The broader markets were bleeding heavier than benchmarks, with the BSE SmallCap index falling 3.71 per cent at 53580.91 level intraday. The BSE MidCap index on the other hand slumped by 2.52 per cent at 45,975.21 intraday.

"When market valuations are at elevated levels some triggers will cause corrections, making the valuations reasonable and in tune with long-term averages.
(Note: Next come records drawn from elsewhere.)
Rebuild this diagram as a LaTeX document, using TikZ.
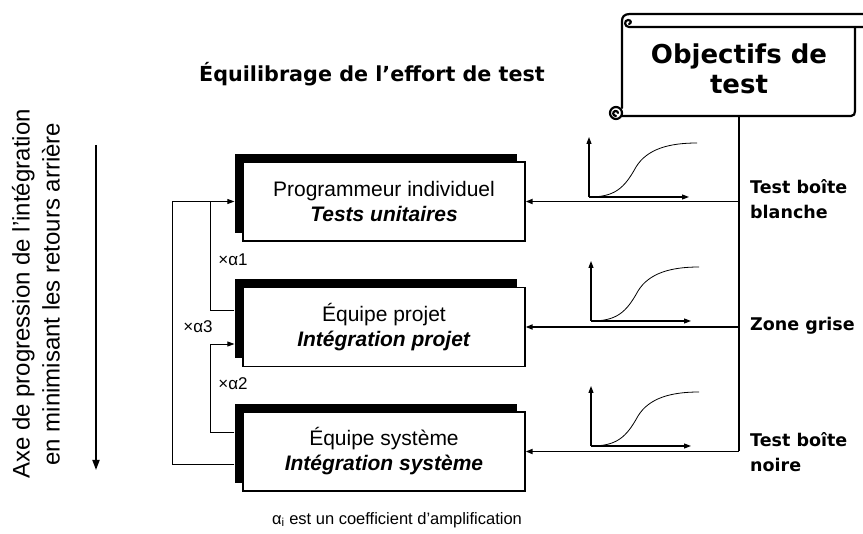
\documentclass[tikz,border=0pt]{standalone}
\usepackage{fontspec}
\setmainfont{Liberation Sans}
\newfontfamily\heavy{DejaVu Sans}
\usetikzlibrary{arrows.meta,shadows,calc}

\tikzset{
  stage/.style={draw, fill=white, line width=1.2pt, minimum width=282pt, minimum height=79pt,
    align=center, font=\fontsize{21}{25}\selectfont,
    general shadow={fill=black, shadow xshift=-8pt, shadow yshift=8pt}},
  conn/.style={line width=0.8pt},
  tip/.style={-{Triangle[length=7pt,width=5pt]}},
  feed/.style={line width=1.7pt},
  axis/.style={line width=1.1pt, -{Triangle[length=7pt,width=5pt]}},
  curve/.style={line width=0.8pt},
  scroll/.style={line width=2.2pt, line cap=round, line join=round},
  heavylbl/.style={font=\heavy\bfseries\fontsize{17.5}{25}\selectfont, align=left, anchor=west, inner sep=0pt},
  coef/.style={font=\fontsize{17}{20}\selectfont, inner sep=0pt}
}

\begin{document}
\begin{tikzpicture}[x=1pt,y=-1pt]
\useasboundingbox (0,0) rectangle (863,534);

% title
\node[font=\heavy\bfseries\fontsize{20.7}{25}\selectfont] (title) at (372,74) {Équilibrage de l’effort de test};

% scroll holding the test objectives
\draw[scroll] (863,14) -- (630,14) .. controls (624,14) and (622,17) .. (622,21) -- (622,108);
\draw[scroll] (863,27) -- (629,27) .. controls (624,27) and (624,20) .. (628,20) .. controls (631,20) and (632,23) .. (629,24);
\draw[scroll] (855,27) -- (855,111) .. controls (855,114) and (854,116) .. (851,116) -- (622,116);
\draw[scroll] (616,113) circle (6);
\draw[scroll] (616,116) .. controls (613,116) and (612,112) .. (615,111) .. controls (617,110.5) and (618,112) .. (618,113);
\node[font=\heavy\bfseries\fontsize{26}{30}\selectfont, align=center] (obj) at (739,69) {Objectifs de\\test};

% progression axis on the left
\node[rotate=90, align=center, font=\fontsize{24}{30}\selectfont] (axe) at (36,294)
  {Axe de progression de l’intégration\\en minimisant les retours arrière};
\coordinate (axtop) at (96,145);
\coordinate (axbot) at (96,470);
\draw[line width=1.8pt, -{Triangle[length=10pt,width=7pt]}] (axtop) -- (axbot);

% the three stages
\node[stage] (b1) at (384,201.5) {Programmeur individuel\\\textbf{\textit{Tests unitaires}}};
\node[stage] (b2) at (384,327) {Équipe projet\\\textbf{\textit{Intégration projet}}};
\node[stage] (b3) at (384,451.5) {Équipe système\\\textbf{\textit{Intégration système}}};

% feedback loops on the left
\coordinate (x3) at (172,0);
\coordinate (x12) at (210,0);
\coordinate (in1) at ([xshift=-8pt]b1.west);
\coordinate (in2) at ([xshift=-8pt,yshift=-17pt]b2.west);
\coordinate (out2) at ([xshift=-8pt,yshift=17pt]b2.west);
\coordinate (out3a) at ([xshift=-8pt,yshift=19.5pt]b3.west);
\coordinate (out3b) at ([xshift=-8pt,yshift=-12.5pt]b3.west);
\draw[conn, tip] (out3b) -- (out3b -| x3) |- (in1);
\draw[conn] (out2) -- (out2 -| x12) -- (in1 -| x12);
\draw[conn, tip] (out3a) -- (out3a -| x12) |- (in2);
\node[coef] (a1) at (233,260) {×α1};
\node[coef] (a2) at (233,384) {×α2};
\node[coef] (a3) at (198,327) {×α3};

% objectives feeding each stage
\coordinate (rv) at (739,116);
\draw[feed] (rv) -- (b3.east -| rv);
\draw[feed, tip] (b1.east -| rv) -- (b1.east);
\draw[feed, tip] (b2.east -| rv) -- (b2.east);
\draw[feed, tip] (b3.east -| rv) -- (b3.east);

% small effort curves
\foreach \ox/\oy in {589/197, 591/321, 591/446}{
  \begin{scope}[shift={(\ox,\oy)}]
    \draw[axis] (0,0) -- (0,-60);
    \draw[axis] (0,0) -- (100,0);
    \draw[curve] (0,0) .. controls (25,0) and (35,-8) .. (47,-30)
      .. controls (58,-48) and (80,-54) .. (108,-54);
  \end{scope}
}

% test kind labels
\node[heavylbl] (l1) at (750,199.5) {Test boîte\\blanche};
\node[heavylbl] (l2) at (750,326) {Zone grise};
\node[heavylbl] (l3) at (750,452) {Test boîte\\noire};

% footnote
\node[font=\fontsize{16.5}{18}\selectfont] (note) at (397,520) {α\textsubscript{i} est un coefficient d’amplification};
\end{tikzpicture}
\end{document}
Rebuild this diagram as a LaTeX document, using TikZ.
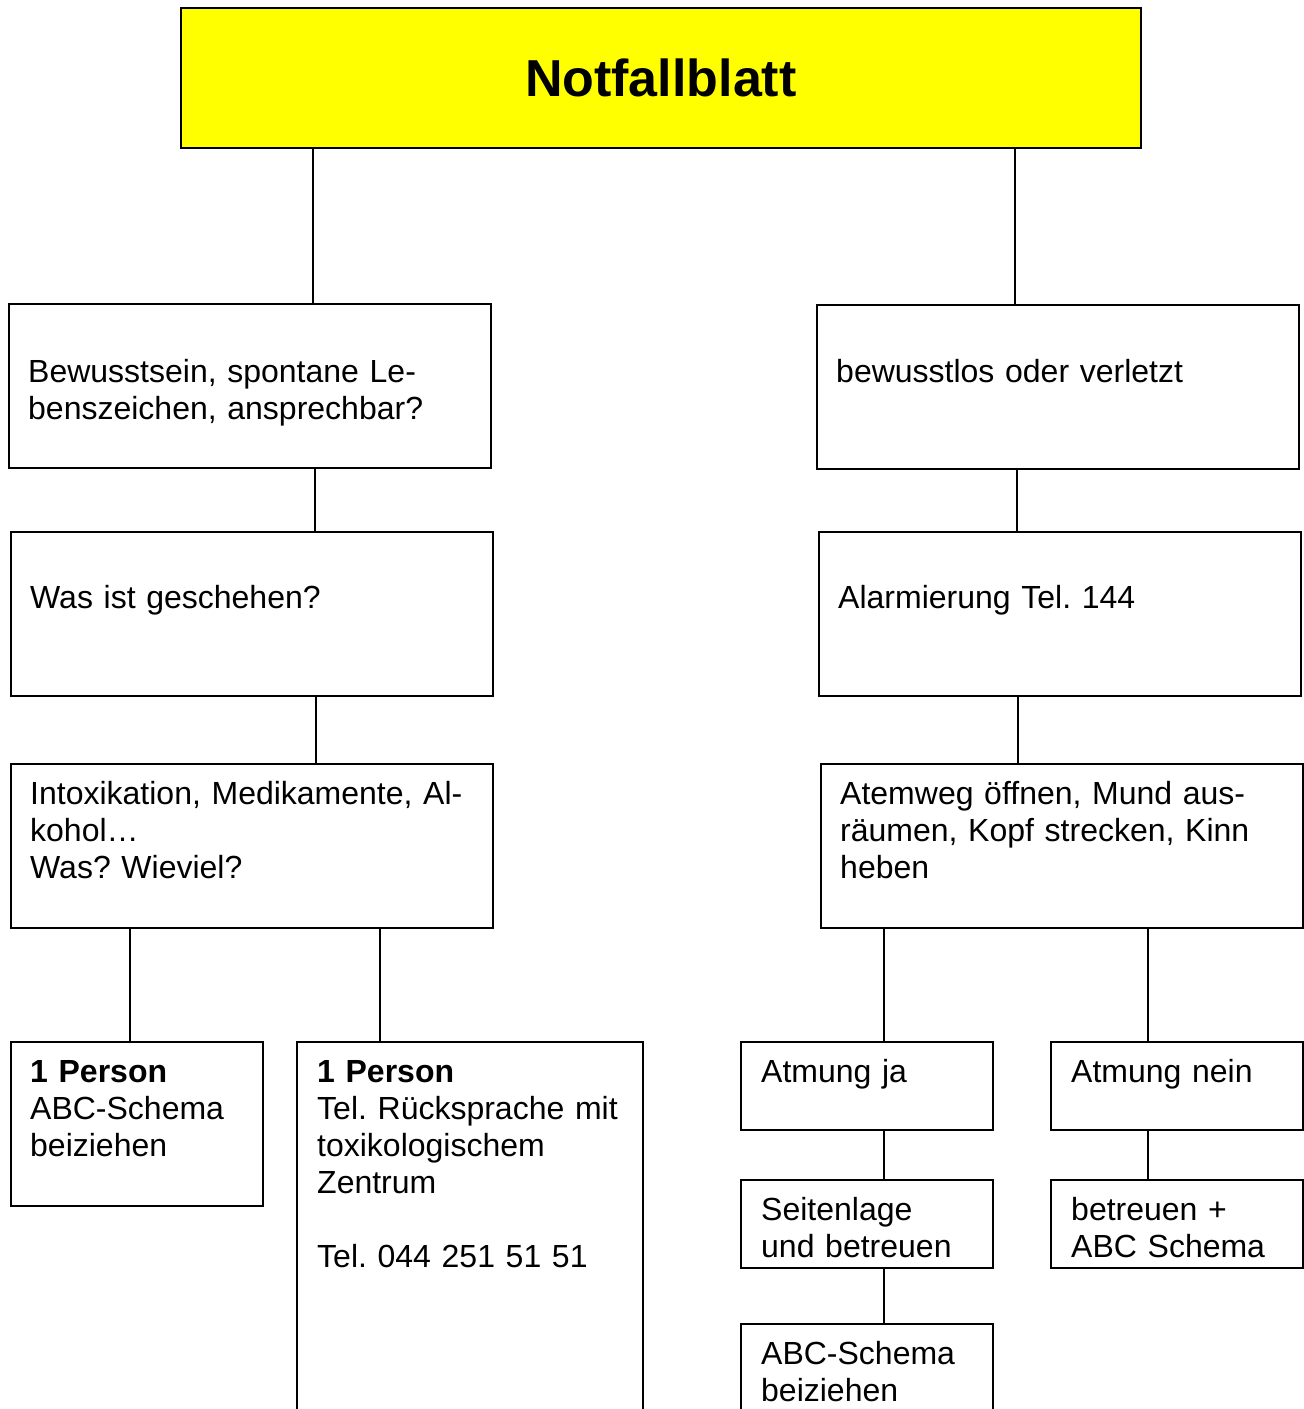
\documentclass[tikz,border=0pt]{standalone}
\usepackage{fontspec}
\setmainfont{Liberation Sans}
\definecolor{titleyellow}{RGB}{255,255,0}
\frenchspacing
\begin{document}
\begin{tikzpicture}[x=1pt,y=-1pt,
  box/.style={draw=black, line width=1.6pt, inner sep=0pt, anchor=north west, rectangle},
  txt/.style={inner sep=0pt, anchor=base west, text width=460pt, align=left,
    font=\fontsize{32}{37}\selectfont},
  conn/.style={line width=1.6pt}]
\useasboundingbox (0,0) rectangle (1304,1409);
\clip (0,0) rectangle (1304,1409);
\fill[white] (0,0) rectangle (1304,1409);
% boxes
\node[box, fill=titleyellow, minimum width=960pt, minimum height=140pt,
  font=\fontsize{52}{60}\selectfont\bfseries] (title) at (180,7) {Notfallblatt};
\node[box, minimum width=482pt, minimum height=164pt] (l1) at (8,303) {};
\node[box, minimum width=482pt, minimum height=164pt] (r1) at (816,304) {};
\node[box, minimum width=482pt, minimum height=164pt] (l2) at (10,531) {};
\node[box, minimum width=482pt, minimum height=164pt] (r2) at (818,531) {};
\node[box, minimum width=482pt, minimum height=164pt] (l3) at (10,763) {};
\node[box, minimum width=482pt, minimum height=164pt] (r3) at (820,763) {};
\node[box, minimum width=252pt, minimum height=164pt] (l4a) at (10,1041) {};
\node[box, minimum width=346pt, minimum height=420pt] (l4b) at (296,1041) {};
\node[box, minimum width=252pt, minimum height=88pt] (r4a) at (740,1041) {};
\node[box, minimum width=252pt, minimum height=88pt] (r4b) at (1050,1041) {};
\node[box, minimum width=252pt, minimum height=88pt] (r5a) at (740,1179) {};
\node[box, minimum width=252pt, minimum height=88pt] (r5b) at (1050,1179) {};
\node[box, minimum width=252pt, minimum height=140pt] (r6a) at (740,1323) {};
% texts
\node[txt] (l1t) at (28,382) {Bewusstsein, spontane Le-\\benszeichen, ansprechbar?};
\node[txt] (r1t) at (836,382) {bewusstlos oder verletzt};
\node[txt] (l2t) at (30,608) {Was ist geschehen?};
\node[txt] (r2t) at (838,608) {Alarmierung Tel. 144};
\node[txt] (l3t) at (30,804) {Intoxikation, Medikamente, Al-\\kohol…\\Was? Wieviel?};
\node[txt] (r3t) at (840,804) {Atemweg öffnen, Mund aus-\\räumen, Kopf strecken, Kinn\\heben};
\node[txt] (l4at) at (30,1082) {\textbf{1 Person}\\ABC-Schema\\beiziehen};
\node[txt] (l4bt) at (317,1082) {\textbf{1 Person}\\Tel. Rücksprache mit\\toxikologischem\\Zentrum\\[37pt]Tel. 044 251 51 51};
\node[txt] (r4at) at (761,1082) {Atmung ja};
\node[txt] (r4bt) at (1071,1082) {Atmung nein};
\node[txt] (r5at) at (761,1220) {Seitenlage\\und betreuen};
\node[txt] (r5bt) at (1071,1220) {betreuen +\\ABC Schema};
\node[txt] (r6at) at (761,1364) {ABC-Schema\\beiziehen};
% connector x positions
\coordinate (xa) at (313,0);
\coordinate (xb) at (1015,0);
\coordinate (xc) at (315,0);
\coordinate (xd) at (1017,0);
\coordinate (xe) at (316,0);
\coordinate (xf) at (1018,0);
\coordinate (xg) at (130,0);
\coordinate (xh) at (380,0);
\coordinate (xi) at (884,0);
\coordinate (xj) at (1148,0);
% connectors
\draw[conn] (title.south -| xa) -- (l1.north -| xa);
\draw[conn] (title.south -| xb) -- (r1.north -| xb);
\draw[conn] (l1.south -| xc) -- (l2.north -| xc);
\draw[conn] (r1.south -| xd) -- (r2.north -| xd);
\draw[conn] (l2.south -| xe) -- (l3.north -| xe);
\draw[conn] (r2.south -| xf) -- (r3.north -| xf);
\draw[conn] (l3.south -| xg) -- (l4a.north -| xg);
\draw[conn] (l3.south -| xh) -- (l4b.north -| xh);
\draw[conn] (r3.south -| xi) -- (r4a.north -| xi);
\draw[conn] (r3.south -| xj) -- (r4b.north -| xj);
\draw[conn] (r4a.south -| xi) -- (r5a.north -| xi);
\draw[conn] (r5a.south -| xi) -- (r6a.north -| xi);
\draw[conn] (r4b.south -| xj) -- (r5b.north -| xj);
\end{tikzpicture}
\end{document}
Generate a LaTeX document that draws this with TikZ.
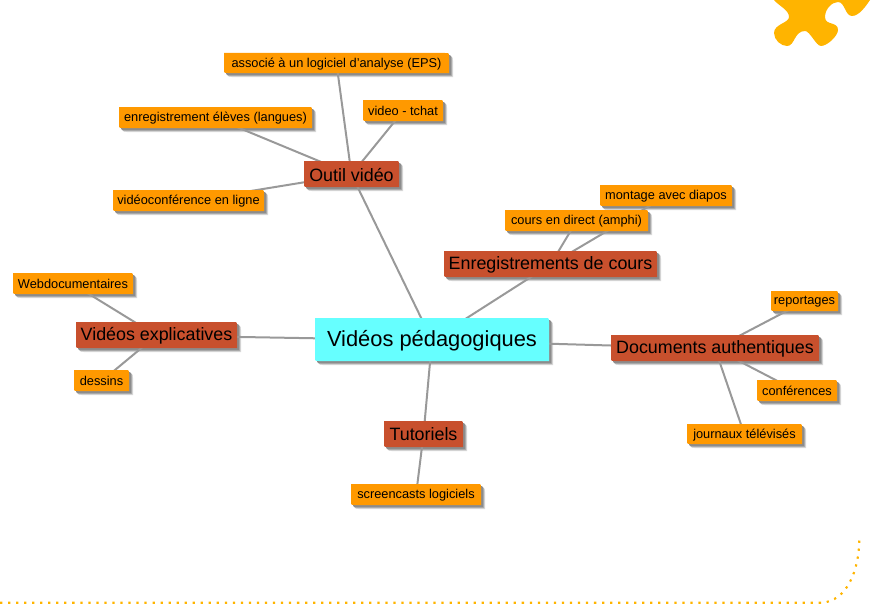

This time the trigger for the correction has come from the sustained selling by FIIs which has reached Rs 88244 crores by 21st October, according to NSDL,” said Dr V K Vijayakumar, Chief Investment Strategist, Geojit Financial Services.

Vijayakumar added the record high FIIs selling figure has not impacted the market much due countervailing action of sustained DII buying with market valuations still higher than the historical averages. Although large cap valuations can be justified by their long-term growth prospects, he said. 

"Bearish sentiment continued to dominate the domestic market today amid heightened volatility, with small and midcap stocks taking the biggest hit. The recent sharp rise in US bond yields signals diminished expectations for aggressive rate cuts by the US Fed, also affecting fund flows to EMs. In the short term, this bearish outlook may persist due to sluggish earnings growth trends," said Vinod Nair, head of research at Geojit Financial Services.
Technical View
According to technical analysts, the lack of momentum post downside break of 24,770 suggests that the 24470-23900 view may take a while to mature. 

“Towards this end, should we push back above 24800, we would be inclined to consider it as a fresh onset of buying interest, and aim for 25350/90 again,” Anand James, chief market strategist, Geojit Financial Services. 

Global markets
Except for China and Hong Kong, markets mostly corrected on Tuesday in the Asia-Pacific region with Japan’s Nikkie falling 1.39 per cent, and broad based Topix slipping 1.06 per cent. 

South Korea’s Kospi also slumped 1.31 per cent, while Australia’s ASX/200 was down 1.66 per cent. 

In contrast, Mainland China's CSI 300 rose 0.57 per cent. In Hong Kong, the Hang Seng index increased by 0.10 per cent.